Monday, May. 25, 1925
Mangin
Escaping it on the battlefields of Europe, Asia and Africa, General Charles Marie Emmanuel Mangin, 58, met Death in Paris. He died from appendicitis. Mme. Mangin and eight children survive him.
His funeral was one of great simplicity. His coffin was laid on a gun carriage, covered with the Tricolor and drawn first to the Chapelle des Invalides, then to the Cemetery of Montparnasse.
Ex-Premier Georges Clemenceau telegraphed Mme. Mangin: "He was a great soldier." Major General Robert Lee Bullard, onetime (Oct. 11, 1918-Apr. 15, 1919) Commander of the U. S. , Second Corps Area, cabled from his sick bed in Fort Totten Army Hospital: "Goodby, beloved comrade. Goodby, thou undaunted spirit." The General's Negro body servant walked alone and silently near his master's coffin. Many distinguished persons, including Ambassador Myron T. Herrick and Colonel H. H. Harjes of Morgan, Harjes et Cie., were, present.
Before the War, Mangin saw service in Senegal, the French Sudan, the Congo (Fashoda) under Colonel Marchand, in Tonkin, West Africa and Morocco, gradually rising to the rank of Brigadier General.
During the War, he was noted for a brilliant attack at Verdun which resulted in the recapture of Fort Douaumont and which earned for him the sobriquet of "the hero of Verdun." The following year he led his army into a brilliant but Pyrrhic victory on the Aisne.

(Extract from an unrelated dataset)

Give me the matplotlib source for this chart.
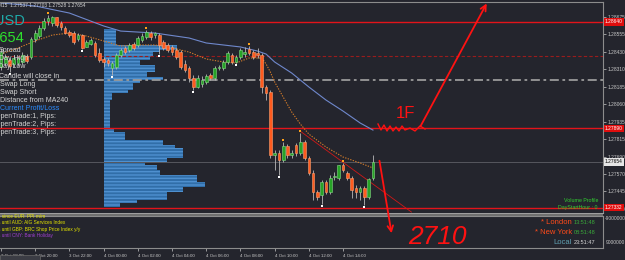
import numpy as np
import matplotlib.pyplot as plt
from matplotlib.patches import Rectangle

plt.rcParams['font.family'] = ['Liberation Sans', 'DejaVu Sans']

# GBPUSD M15 bars, 3 Oct 18:00 .. 4 Oct 15:45
opens = [1.28323, 1.28351, 1.28372, 1.28344, 1.28351, 1.28358, 1.28400, 1.28393, 1.28520, 1.28541,
         1.28598, 1.28647, 1.28633, 1.28675, 1.28633, 1.28598, 1.28569, 1.28562, 1.28520, 1.28548,
         1.28464, 1.28485, 1.28492, 1.28421, 1.28379, 1.28372, 1.28316, 1.28323, 1.28407, 1.28457,
         1.28442, 1.28485, 1.28478, 1.28513, 1.28534, 1.28562, 1.28548, 1.28548, 1.28499, 1.28478,
         1.28464, 1.28442, 1.28428, 1.28344, 1.28316, 1.28245, 1.28182, 1.28203, 1.28217, 1.28266,
         1.28245, 1.28316, 1.28316, 1.28358, 1.28407, 1.28358, 1.28393, 1.28414, 1.28450, 1.28428,
         1.28421, 1.28407, 1.28182, 1.28146, 1.27702, 1.27716, 1.27667, 1.27766, 1.27702, 1.27773,
         1.27716, 1.27794, 1.27681, 1.27575, 1.27441, 1.27420, 1.27512, 1.27441, 1.27547, 1.27540,
         1.27632, 1.27575, 1.27540, 1.27470, 1.27441, 1.27470, 1.27406, 1.27537]
highs = [1.28457, 1.28414, 1.28386, 1.28407, 1.28400, 1.28428, 1.28414, 1.28534, 1.28583, 1.28619,
         1.28668, 1.28689, 1.28682, 1.28675, 1.28647, 1.28612, 1.28583, 1.28576, 1.28562, 1.28555,
         1.28513, 1.28527, 1.28506, 1.28457, 1.28393, 1.28386, 1.28365, 1.28421, 1.28457, 1.28471,
         1.28492, 1.28499, 1.28541, 1.28562, 1.28583, 1.28576, 1.28569, 1.28562, 1.28513, 1.28492,
         1.28478, 1.28457, 1.28442, 1.28372, 1.28330, 1.28266, 1.28266, 1.28259, 1.28273, 1.28280,
         1.28330, 1.28337, 1.28372, 1.28435, 1.28421, 1.28407, 1.28457, 1.28464, 1.28471, 1.28442,
         1.28457, 1.28421, 1.28196, 1.28160, 1.27737, 1.27737, 1.27794, 1.27780, 1.27737, 1.27787,
         1.27857, 1.27808, 1.27695, 1.27596, 1.27455, 1.27526, 1.27526, 1.27561, 1.27582, 1.27632,
         1.27646, 1.27589, 1.27554, 1.27491, 1.27484, 1.27484, 1.27540, 1.27703]
lows = [1.28301, 1.28330, 1.28287, 1.28323, 1.28330, 1.28344, 1.28351, 1.28379, 1.28499, 1.28527,
        1.28583, 1.28619, 1.28612, 1.28605, 1.28583, 1.28555, 1.28534, 1.28485, 1.28506, 1.28450,
        1.28464, 1.28478, 1.28393, 1.28358, 1.28323, 1.28330, 1.28266, 1.28309, 1.28393, 1.28414,
        1.28428, 1.28442, 1.28464, 1.28499, 1.28520, 1.28513, 1.28527, 1.28414, 1.28442, 1.28428,
        1.28407, 1.28379, 1.28309, 1.28287, 1.28217, 1.28160, 1.28175, 1.28182, 1.28203, 1.28231,
        1.28231, 1.28301, 1.28301, 1.28344, 1.28344, 1.28351, 1.28379, 1.28393, 1.28407, 1.28379,
        1.28386, 1.28139, 1.28090, 1.27681, 1.27596, 1.27561, 1.27653, 1.27681, 1.27681, 1.27695,
        1.27702, 1.27667, 1.27561, 1.27385, 1.27385, 1.27357, 1.27427, 1.27427, 1.27526, 1.27526,
        1.27582, 1.27526, 1.27399, 1.27399, 1.27385, 1.27350, 1.27392, 1.27528]
closes = [1.28428, 1.28393, 1.28330, 1.28386, 1.28386, 1.28407, 1.28365, 1.28520, 1.28562, 1.28598,
          1.28647, 1.28668, 1.28675, 1.28619, 1.28605, 1.28562, 1.28548, 1.28499, 1.28548, 1.28457,
          1.28499, 1.28513, 1.28407, 1.28372, 1.28358, 1.28351, 1.28351, 1.28407, 1.28442, 1.28428,
          1.28478, 1.28457, 1.28527, 1.28541, 1.28569, 1.28534, 1.28562, 1.28478, 1.28457, 1.28442,
          1.28428, 1.28393, 1.28323, 1.28301, 1.28245, 1.28182, 1.28245, 1.28231, 1.28259, 1.28245,
          1.28316, 1.28323, 1.28358, 1.28421, 1.28358, 1.28393, 1.28442, 1.28428, 1.28421, 1.28393,
          1.28407, 1.28182, 1.28139, 1.27702, 1.27716, 1.27667, 1.27766, 1.27702, 1.27716, 1.27716,
          1.27794, 1.27681, 1.27575, 1.27441, 1.27406, 1.27512, 1.27441, 1.27540, 1.27554, 1.27632,
          1.27596, 1.27540, 1.27455, 1.27441, 1.27470, 1.27406, 1.27533, 1.27654]

up_fractals = [11, 34, 58, 66, 70, 80]
down_fractals = [2, 19, 26, 37, 45, 55, 65, 75, 85]

# moving averages, read at some bars
ma240_idx = [0, 8, 16, 24, 28, 36, 44, 48, 56, 60, 62, 64, 68, 72, 76, 80, 84, 87]
ma240_val = [1.28774, 1.28753, 1.28703, 1.28612, 1.28576, 1.28562, 1.28527, 1.28492, 1.28464,
             1.28435, 1.28414, 1.28358, 1.28280, 1.28182, 1.28090, 1.28012, 1.27928, 1.27878]
mafast_idx = [0, 4, 8, 12, 16, 20, 24, 28, 32, 36, 40, 44, 48, 52, 55, 58, 61, 62, 63, 64,
              66, 68, 70, 72, 76, 80, 84, 87]
mafast_val = [1.28414, 1.28457, 1.28506, 1.28548, 1.28562, 1.28541, 1.28506, 1.28471, 1.28478,
              1.28478, 1.28457, 1.28428, 1.28379, 1.28358, 1.28351, 1.28386, 1.28386, 1.28344,
              1.28287, 1.28217, 1.28111, 1.28005, 1.27921, 1.27850, 1.27759, 1.27688, 1.27646,
              1.27611]

# volume profile from day start (4 Oct 00:00 = bar 24)
vp_edges = [1.28591, 1.28478, 1.28442, 1.28428, 1.28393, 1.28372, 1.28337, 1.28287, 1.28252,
            1.28231, 1.28210, 1.28160, 1.28139, 1.28090, 1.27893, 1.27864, 1.27808, 1.27773,
            1.27752, 1.27681, 1.27653, 1.27632, 1.27596, 1.27561, 1.27512, 1.27477, 1.27441,
            1.27385, 1.27364, 1.27336]
vp_vol = [12, 73, 56, 49, 46, 36, 51, 43, 59, 36, 29, 24, 8, 6, 10, 21, 59, 71, 79, 63, 41,
          53, 56, 93, 101, 79, 63, 33, 16]
vp_start = 24

time_ticks = [0, 8, 16, 24, 32, 40, 48, 56, 64, 72, 80]
time_labels = ['3 Oct 18:00', '3 Oct 20:00', '3 Oct 22:00', '4 Oct 00:00', '4 Oct 02:00',
               '4 Oct 04:00', '4 Oct 06:00', '4 Oct 08:00', '4 Oct 10:00', '4 Oct 12:00',
               '4 Oct 14:00']
price_ticks = [1.28675, 1.28555, 1.28430, 1.28310, 1.28185, 1.28060, 1.27935, 1.27815,
               1.27690, 1.27570, 1.27445, 1.27320]

red_levels = [1.28640, 1.27890, 1.27332]
dashed_level = 1.28400
dashdot_level = 1.28231
bid = 1.27654
trend_x = [70, 96]
trend_y = [1.27870, 1.27300]

W, H = 625, 260
bg = '#24252d'
grey = '#8c8c8c'
txt = '#d6d6d6'
hand = '#ff1212'

fig = plt.figure(figsize=(W / 100, H / 100), dpi=100, facecolor=bg)


def box(x0, y0, x1, y1):
    return [x0 / W, 1 - y1 / H, (x1 - x0) / W, (y1 - y0) / H]


ax = fig.add_axes(box(0, 2, 603, 213))
ax.set_facecolor(bg)
ax.set_xlim(-0.23, 140.8)
ax.set_ylim(1.272934, 1.287809)

# volume profile
e = np.array(vp_edges)
ax.barh((e[:-1] + e[1:]) / 2, np.array(vp_vol) / 4.275, left=vp_start, height=e[:-1] - e[1:],
        color='#316ea8', edgecolor='#4f90cf', hatch='-----', linewidth=0, zorder=1)

# levels
for p in red_levels:
    ax.axhline(p, color='#e3141a', lw=1.0, zorder=2)
ax.axhline(dashed_level, color='#9a1c1c', lw=0.8, ls=(0, (3, 2)), zorder=2)
ax.axhline(dashdot_level, color='#9a9a9a', lw=1.3, ls=(0, (5, 2, 1.5, 2)), zorder=2)
ax.axhline(bid, color='#56575e', lw=0.7, zorder=2)

ax.plot(ma240_idx, ma240_val, color='#6f88cc', lw=0.8, zorder=2)
ax.plot(mafast_idx, mafast_val, color='#d07a2a', lw=0.8, ls=(0, (1.2, 1.2)), zorder=2)
ax.plot(trend_x, trend_y, color='#d01818', lw=0.6, zorder=2)

# candles
o, h, l, c = map(np.array, (opens, highs, lows, closes))
idx = np.arange(len(o))
up = c >= o
ax.vlines(idx, l, h, color='#b8b8b8', lw=0.6, zorder=3)
ax.bar(idx, np.maximum(np.abs(c - o), 0.00003), bottom=np.minimum(o, c), width=0.62,
       color=np.where(up, '#27a327', '#ff5b1f'), edgecolor=np.where(up, '#86d986', '#ffa070'),
       linewidth=0.4, zorder=4)
ax.scatter(up_fractals, h[up_fractals] + 0.00012, marker='s', s=4, color='#ffa31a',
           linewidths=0, zorder=5)
ax.scatter(down_fractals, l[down_fractals] - 0.00012, marker='s', s=4, color='white',
           linewidths=0, zorder=5)

ax.yaxis.tick_right()
ax.set_yticks(price_ticks)
ax.set_yticklabels([f'{p:.5f}' for p in price_ticks])
ax.tick_params(axis='y', colors='#c8c8c8', labelsize=3.5, length=2, width=0.5, pad=1)
ax.set_xticks([])
for s in ['left', 'bottom']:
    ax.spines[s].set_visible(False)
for s in ['top', 'right']:
    ax.spines[s].set_color(grey)
    ax.spines[s].set_linewidth(0.8)

for p in red_levels:
    ax.text(1.003, p, f'{p:.5f}', transform=ax.get_yaxis_transform(), ha='left', va='center',
            fontsize=3.5, color='white', clip_on=False, zorder=10,
            bbox=dict(boxstyle='square,pad=0.25', fc='#e00d0d', ec='none'))
ax.text(1.003, bid, f'{bid:.5f}', transform=ax.get_yaxis_transform(), ha='left', va='center',
        fontsize=3.5, color='black', clip_on=False, zorder=10,
        bbox=dict(boxstyle='square,pad=0.25', fc='#e6e6e6', ec='none'))

# sub window with time scale
sub = fig.add_axes(box(0, 216, 603, 248))
sub.set_facecolor(bg)
sub.set_xlim(ax.get_xlim())
sub.set_yticks([])
sub.set_xticks(time_ticks)
sub.set_xticklabels(time_labels)
for lab in sub.get_xticklabels():
    lab.set_ha('left')
sub.tick_params(axis='x', colors='#c8c8c8', labelsize=3.2, length=2.5, width=0.5, pad=1.5)
sub.spines['left'].set_visible(False)
for s in ['top', 'right', 'bottom']:
    sub.spines[s].set_color(grey)
    sub.spines[s].set_linewidth(0.8)

# overlay for texts and hand drawings
ov = fig.add_axes([0, 0, 1, 1], zorder=20)
ov.set_xlim(0, W)
ov.set_ylim(H, 0)
ov.axis('off')

ov.add_patch(Rectangle((0, 213), 603, 3, fc='#6f6f6f', ec='none'))
ov.plot([0, 603], [213.3, 213.3], color='#a8a8a8', lw=0.6)
ov.add_patch(Rectangle((0, 255), 40, 5, fc='#3b3c44', ec='#6a6a6a', lw=0.5))

ov.text(85, 5, 'GBPUSD,M15  1.27537 1.27703 1.27528 1.27654', ha='right', va='center',
        fontsize=3.5, color=txt)
ov.text(25, 21, 'GBPUSD', ha='right', va='center', fontsize=10.5, color='#1fa9a9')
ov.text(25, 37.5, '1.27654', ha='right', va='center', fontsize=10.5, color='#2ee02e')

info = [('Spread', 51, -1), ('Day High', 59, -1), ('Day Low', 67, -2),
        ('Candle will close in', 76, -1), ('Swap Long', 85, 0), ('Swap Short', 93, 0),
        ('Distance from MA240', 101, 0), ('Current Profit/Loss', 109, 0),
        ('OpenTrade:1, Pips:', 117, -5), ('OpenTrade:2, Pips:', 124.5, -5),
        ('OpenTrade:3, Pips:', 132, -5)]
for s, y, x in info:
    ov.text(x, y, s, ha='left', va='center', fontsize=5,
            color='#2a8cff' if s.startswith('Current') else txt)

news = [('s since EUR: PPI m/m', 217, '#e6e600'), ('s until AUD: AIG Services Index', 223, '#e6e600'),
        ('s until GBP: BRC Shop Price Index y/y', 229, '#e6e600'),
        ('s until CNY: Bank Holiday', 235, '#a040d0')]
for s, y, col in news:
    ov.text(-2, y, s, ha='left', va='center', fontsize=3.4, color=col)

clocks = [('* London', '13:51:48', 222, '#ff4a1a', '#3aaa3a'),
          ('* New York', '08:51:48', 232.5, '#ff4a1a', '#3aaa3a'),
          ('Local', '23:51:47', 243, '#5f9fb0', txt)]
for name, t, y, c1, c2 in clocks:
    ov.text(572, y, name, ha='right', va='center', fontsize=5.5, color=c1)
    ov.text(574, y, t, ha='left', va='center', fontsize=4, color=c2)

ov.text(598, 200, 'Volume Profile', ha='right', va='center', fontsize=3.8, color='#30d030')
ov.text(598, 208, 'DayStartHour : 0', ha='right', va='center', fontsize=3.8, color='#30d030')
ov.text(605, 219, '-9000000', ha='left', va='center', fontsize=3.5, color='#c8c8c8')
ov.text(606, 243, '9000000', ha='left', va='center', fontsize=3.5, color='#c8c8c8')

# hand drawings
ov.annotate('', xy=(488, 1), xytext=(419, 129),
            arrowprops=dict(arrowstyle='->', color=hand, lw=1.3))
ov.annotate('', xy=(392, 236), xytext=(379, 158),
            arrowprops=dict(arrowstyle='->', color=hand, lw=1.3))
ov.plot([378, 381, 384, 387, 390, 393, 396, 399, 402, 405, 410, 415, 420, 425],
        [124, 130, 125, 131, 126, 131, 127, 131, 126, 130, 128, 131, 126, 129], color=hand, lw=1.0)
ov.text(405, 114, '1F', ha='center', va='center', fontsize=12, color=hand)
ov.text(437, 237, '2710', ha='center', va='center', fontsize=19, color=hand,
        fontstyle='italic')

fig.savefig('out.png', dpi=100, facecolor=bg)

Probably his greatest victory was that of July 18, 1918, in which he commanded a force more than half of which was composed of U.S. troops. German guns pounded the lines in front of Villers-Cottere Forest. A strong first line was pushing a German advantage for all it was worth. Of a sudden, a boom, boom, boom crashed in martial notes through the air, followed by the appalling noise of drum fire: boom, boom, drum, drum, drum, boom, boom, etc. Long lines of tanks ambled across the broken lines spittin fire to the accompaniment of the chugging engines. Behind, great waves of infantry bore down upon the enemy who were driven back of Soissons, their communication severed and the battle ended, the first of a final series which terminated the War in a victory for the Allies on November 11.